Key point: takes up the question of precisely what governmental tools are most appropriate to tackle public problems. Demonstrates empirically that there is no longer (if there ever was) any such thing as the bureaucracy staffed by stereotypical civil servants spending budgeted funds to deliver public services directly to citizens. The operating reality of modern government – the new governance – is that there is instead a dense mosaic of policy tools, many of them placing public agencies in complex, interdependent relations with a host of third-party partners.

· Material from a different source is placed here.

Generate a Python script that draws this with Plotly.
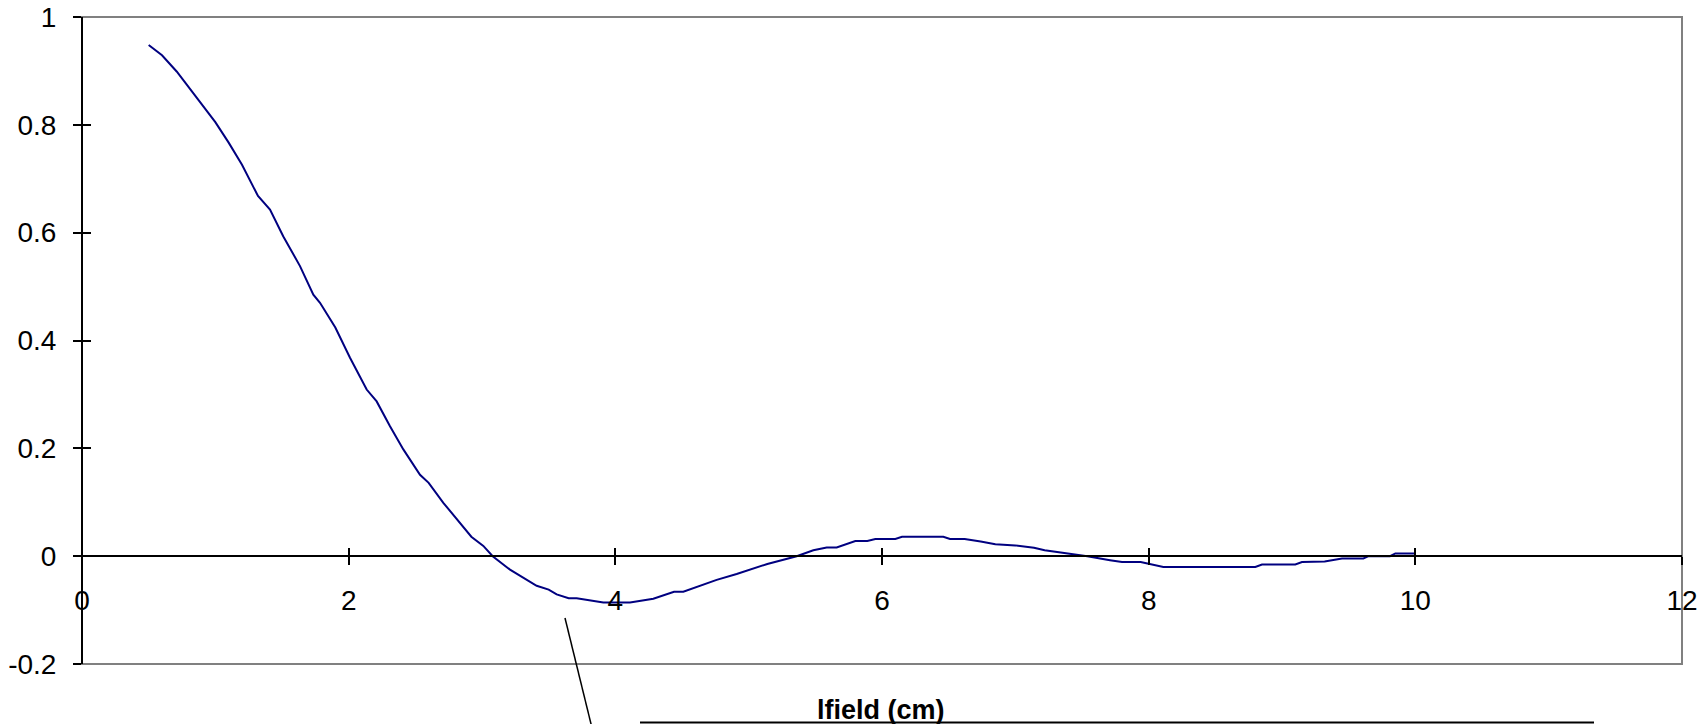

As such, researchers should shift the unit of analysis from programmes and agencies to tools of action and move the focus of administration from hierarchy to network: from public-versus-private to public-plus private, from command and control to negotiation and persuasion, from management skills to enablement skills.


Method: 15 cases studies (14 chapters) that follow a standard triptych, including: the current codified knowledge about each took, the design knowledge that matches tool to need, and the operating mechanics associated with best practice.





*each tool of public action contains several components:

**a variety of activities, including cash disbursement, incentives, and protections (e.g. insurance) in addition to goods or service production as the work unit.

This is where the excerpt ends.